— DATA LINES —
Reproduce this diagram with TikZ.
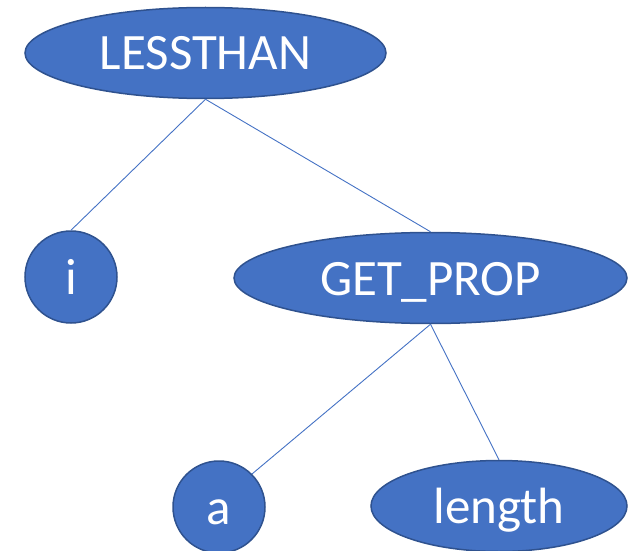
\documentclass[tikz,border=0pt]{standalone}
\usepackage{fontspec}
\setmainfont{Carlito}
\usetikzlibrary{shapes.geometric}

\definecolor{bleu}{HTML}{4472C4}
\definecolor{bleufonce}{HTML}{2F528F}

\begin{document}
\begin{tikzpicture}[x=1pt, y=-1pt,
	noeud/.style={ellipse, draw=bleufonce, line width=1.5pt, fill=bleu, text=white, inner sep=0pt, text height=34pt, text depth=0pt, font=\fontsize{51}{51}\selectfont},
	feuille/.style={noeud, circle, minimum size=92pt},
	lien/.style={draw=bleu, line width=0.9pt}]

	\useasboundingbox (0, 0) rectangle (635, 551);

	\def\hy{91} % hauteur des ellipses

	\node[noeud, minimum width=361pt, minimum height=\hy pt] (lessthan) at (205.5, 53) {LESSTHAN};
	\node[feuille] (i) at (71, 277) {i};
	\node[noeud, minimum width=393pt, minimum height=\hy pt] (getprop) at (430.5, 278) {GET\_PROP};
	\node[feuille] (a) at (219, 507) {a};
	\node[noeud, minimum width=256pt, minimum height=\hy pt] (length) at (499, 506) {length};

	% liens pere -> fils
	\foreach \p/\f in {lessthan.south/i.north, lessthan.south/getprop.north, getprop.south/a.north east, getprop.south/length.north} {
		\draw[lien] (\p) -- (\f);
	}

\end{tikzpicture}
\end{document}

— DIRECTIONS FOR THIS TASK —
Reproduce the material in full, word for word, and omit the pictures.

— WRITTEN REPLY —
Reproduce this diagram with TikZ.
\documentclass[tikz,border=0pt]{standalone}
\usepackage{fontspec}
\setmainfont{Carlito}
\usetikzlibrary{shapes.geometric}

\definecolor{bleu}{HTML}{4472C4}
\definecolor{bleufonce}{HTML}{2F528F}

\begin{document}
\begin{tikzpicture}[x=1pt, y=-1pt,
	noeud/.style={ellipse, draw=bleufonce, line width=1.5pt, fill=bleu, text=white, inner sep=0pt, text height=34pt, text depth=0pt, font=\fontsize{51}{51}\selectfont},
	feuille/.style={noeud, circle, minimum size=92pt},
	lien/.style={draw=bleu, line width=0.9pt}]

	\useasboundingbox (0, 0) rectangle (635, 551);

	\def\hy{91} % hauteur des ellipses

	\node[noeud, minimum width=361pt, minimum height=\hy pt] (lessthan) at (205.5, 53) {LESSTHAN};
	\node[feuille] (i) at (71, 277) {i};
	\node[noeud, minimum width=393pt, minimum height=\hy pt] (getprop) at (430.5, 278) {GET\_PROP};
	\node[feuille] (a) at (219, 507) {a};
	\node[noeud, minimum width=256pt, minimum height=\hy pt] (length) at (499, 506) {length};

	% liens pere -> fils
	\foreach \p/\f in {lessthan.south/i.north, lessthan.south/getprop.north, getprop.south/a.north east, getprop.south/length.north} {
		\draw[lien] (\p) -- (\f);
	}

\end{tikzpicture}
\end{document}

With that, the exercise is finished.